Ishtar Games’ The Last Spell magicked itself out of early access this month, and I made the dire mistake of booting it up on Steam. From the tutorial I knew the tactical, almost puzzle-like take on the genre would captivate me like many had before it. The question now is whether I’m going to play for 40 hours or 400 because the developers packed an impressive amount of mechanics into the dark fantasy world that walks a thin, pixelated line between tedious management and addictive strategy.
From the tutorial, I knew I was in trouble as it thoughtfully explained mechanic after mechanic.
I learned there were two phases, day and night. Easy. During the day, I had to build up defenses for my town. At night, undead hordes attacked from one (and later, more than one) direction, requiring me to place three heroes — a fighter, archer, and a mage — to stop them.

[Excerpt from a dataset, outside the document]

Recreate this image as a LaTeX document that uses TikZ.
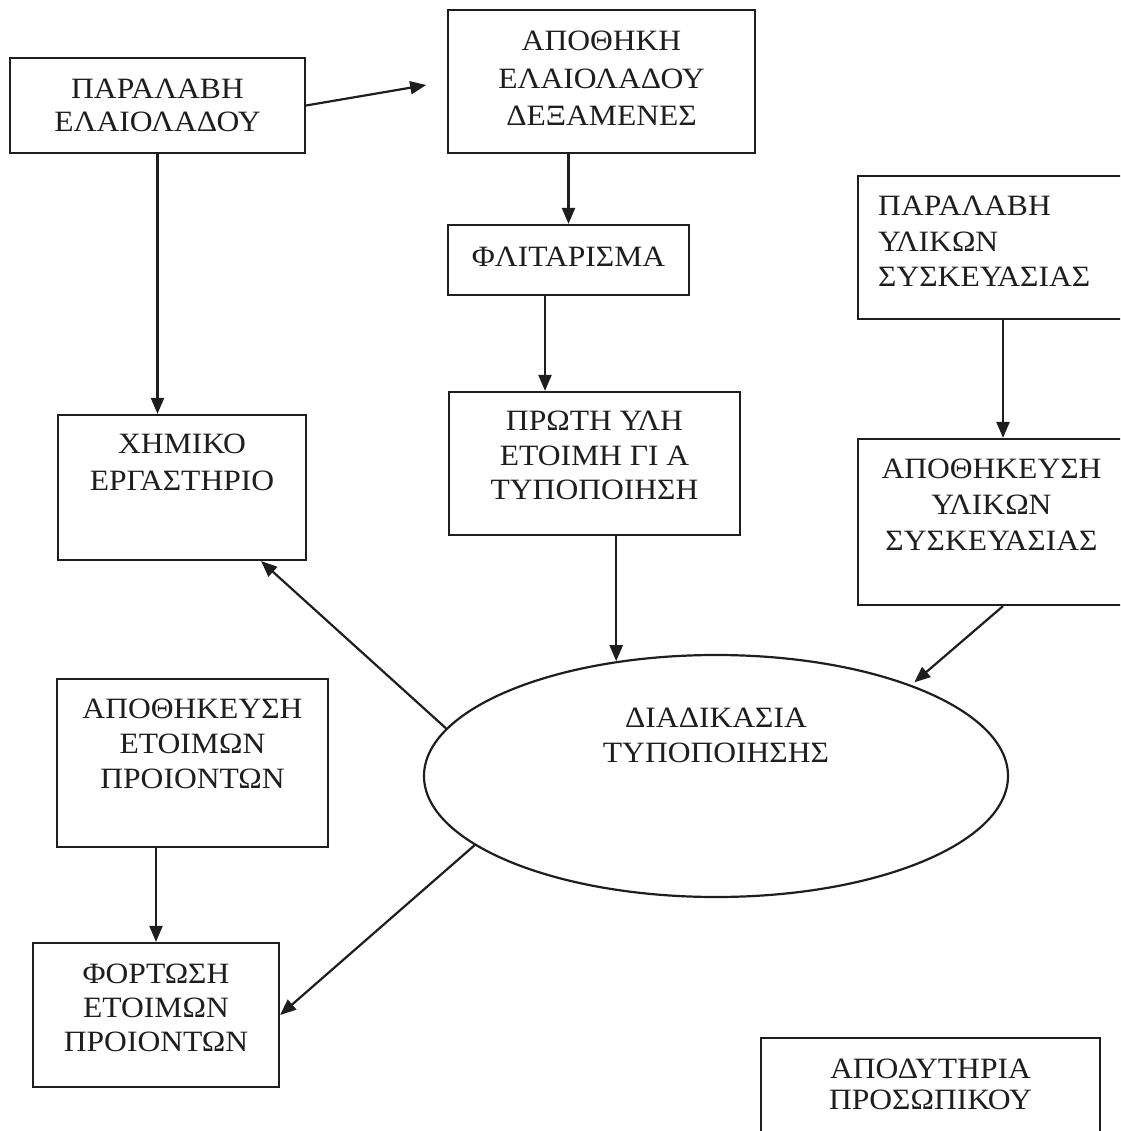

Each hero had three random attributes, positive and negative, like Hardy, which made them more robust, or Nudist, which meant they couldn’t equip armor.
At this point, I followed and mostly ignored the 18 other secondary stats in the character window for my own sanity. Equipment slots for head, body, legs, two weapons, two trinkets, bag slots, and so on. I was still following. Randomized stat increases to choose from upon level up with different rarities. Six columns and five rows of perks to also select. Weapons with different skill sets. Enemies with different amounts of armor, health, and attacks. Managing health and mana by building wells and temples, assigning workers to them, and constructing other buildings besides. Mysterious beings from beyond that rewarded me based on how well I did, granting me bonuses that carried over between runs and unlocking weapons with different skills.
On and on it went, with the depth of each of these revealing themselves as I continued to play. More is not always merrier in games like these, but if done right, all these systems could add to hours upon hours of addictive gameplay — or put up an insurmountable wall of tedium. If balanced well, The Last Spell has a chance of being one of my most played games of 2023 by encapsulating the irresistible pull of “just one more round.” I already feel it. But I also dread when the nighttime battle ends and I’m immediately greeted with pop-ups and things to manage during the day.
Slay the Spire, for example, nailed that “just one more run” by making it super simple to jump back in. I didn’t have to think much beyond which of the four characters to choose and at which Ascension level. The more important choices of cards and paths to take would come later, and I put nearly 1,000 hours into the card-based roguelite. Into the Breach, on the other hand, with its plentiful squads with high learning curves, lost me after only a dozen hours.
With The Last Spell, a bevy of choices occur every cycle, and as each night battle against the zombie hordes last no longer than 10 minutes, I worry I will lose interest in upgrading towns and assigning workers to clean up piles of undead remains to eek out some resources — of which there are several to manage.
At the same time, I feel the pull of The Last Spell while I finish up other games in my backlog. Whether collecting the last few heroes in Octopath Traveller II, clearing the last few missions in Wo Long: Fallen Dynasty, or completing my ill-advised Maddening run in Fire Emblem Engage, fighting those undead hordes over and over to some crunchy guitar riffs, learning myriad and intricate systems, and failing and doing it all over again has me entranced. I’m going to have to put in a few dozen more hours before I find out how strong of a hold The Last Spell truly has on me — at least until another roguelite drops and steals my attention away.